**Prepare the Pie Crust**
Preheat your oven to 350°F (175°C). If using a store-bought pie crust, bake it according to package instructions until golden and crisp. If making homemade crust, roll out the dough on a floured surface and fit it into a 9-inch pie dish. Prick the bottom with a fork and bake for 10-12 minutes, or until golden. Let the crust cool while you prepare the filling and meringue.
**Make the Lemon Filling**
In a medium saucepan, whisk together the granulated sugar, cornstarch, and salt. Add the water and whisk until smooth. Cook over medium heat, stirring constantly, until the mixture begins to thicken and comes to a gentle boil.
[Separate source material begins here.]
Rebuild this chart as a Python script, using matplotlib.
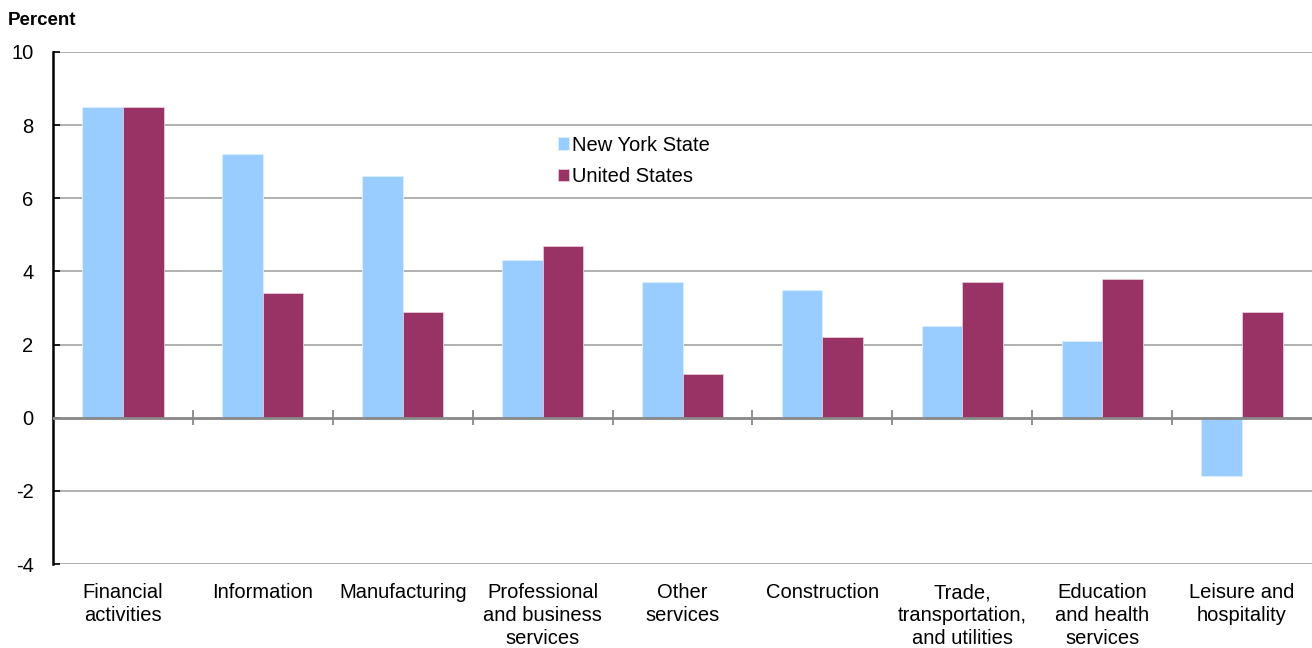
import numpy as np
import matplotlib.pyplot as plt

plt.rcParams['font.family'] = ['Liberation Sans', 'DejaVu Sans']

categories = ['Financial\nactivities', 'Information', 'Manufacturing',
              'Professional\nand business\nservices', 'Other\nservices',
              'Construction', 'Trade,\ntransportation,\nand utilities',
              'Education\nand health\nservices', 'Leisure and\nhospitality']
new_york = [8.5, 7.2, 6.6, 4.3, 3.7, 3.5, 2.5, 2.1, -1.6]
united_states = [8.5, 3.4, 2.9, 4.7, 1.2, 2.2, 3.7, 3.8, 2.9]
y_ticks = [-4, -2, 0, 2, 4, 6, 8, 10]

fig = plt.figure(figsize=(13.12, 6.48), dpi=100)
ax = fig.add_axes([0.0404, 0.1296, 0.9596, 0.7902])

x = np.arange(len(categories))
w = 0.29
ax.bar(x - w / 2, new_york, w, color='#99CCFF', edgecolor='#DDEEFF', linewidth=0.6,
       label='New York State', zorder=3)
ax.bar(x + w / 2, united_states, w, color='#993366', edgecolor='#E8C8D8', linewidth=0.6,
       label='United States', zorder=3)

ax.set_xlim(-0.5, len(categories) - 0.5)
ax.set_ylim(-4, 10)
ax.set_yticks(y_ticks)
ax.set_yticklabels([str(v) for v in y_ticks], fontsize=14.5)
ax.set_xticks(x)
ax.set_xticklabels(categories, fontsize=14.5, linespacing=1.25)
ax.tick_params(axis='x', length=0, pad=14)
ax.tick_params(axis='y', length=5, width=1.2, direction='in', pad=14)

for v in y_ticks:
    if v != 0:
        ax.axhline(v, color='#AAAAAA', linewidth=1.3, zorder=1)
ax.axhline(0, color='#888888', linewidth=2, zorder=4)
ax.vlines(x[1:] - 0.5, -0.2, 0.2, color='#888888', linewidth=1.3, zorder=4)

for s in ['top', 'right', 'bottom']:
    ax.spines[s].set_visible(False)
ax.spines['left'].set_linewidth(1.8)

fig.text(0.006, 0.968, 'Percent', fontsize=13.5, fontweight='bold', va='center')

ax.legend(loc='upper left', bbox_to_anchor=(0.387, 0.872), frameon=False, fontsize=14.5,
          handlelength=0.55, handleheight=0.55, handletextpad=0.15, labelspacing=0.62)

fig.savefig('out.png', dpi=100)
In a separate bowl, whisk the egg yolks until smooth. Slowly add about 1/2 cup of the hot sugar mixture into the egg yolks, whisking constantly to temper the eggs. Gradually pour the egg yolk mixture back into the saucepan with the remaining sugar mixture, whisking continuously.
Cook for an additional 2-3 minutes until the filling is thick and glossy. Remove from heat and stir in the fresh lemon juice, lemon zest, and butter until fully incorporated.
**Prepare the Meringue**
In a mixing bowl, beat the egg whites with the cream of tartar using an electric mixer on medium-high speed until soft peaks form. Gradually add the granulated sugar, 1 tablespoon at a time, continuing to beat until stiff, glossy peaks form. Add the vanilla extract and beat for another 30 seconds.
**Assemble the Pie**
Pour the lemon filling into the pre-baked pie crust, spreading it evenly. Spoon the meringue over the lemon filling, spreading it to the edges of the crust to seal in the filling. Use a spatula to create peaks in the meringue.
**Bake the Pie**
Bake the pie in the preheated oven at 350°F (175°C) for 10-12 minutes, or until the meringue is golden brown. If the meringue begins to brown too quickly, you can cover the edges of the crust with aluminum foil to prevent overbaking.
**Cool and Serve**
Allow the pie to cool at room temperature for at least 2 hours to allow the filling to set. After cooling, slice and serve. The pie can be stored in the refrigerator for up to 3 days.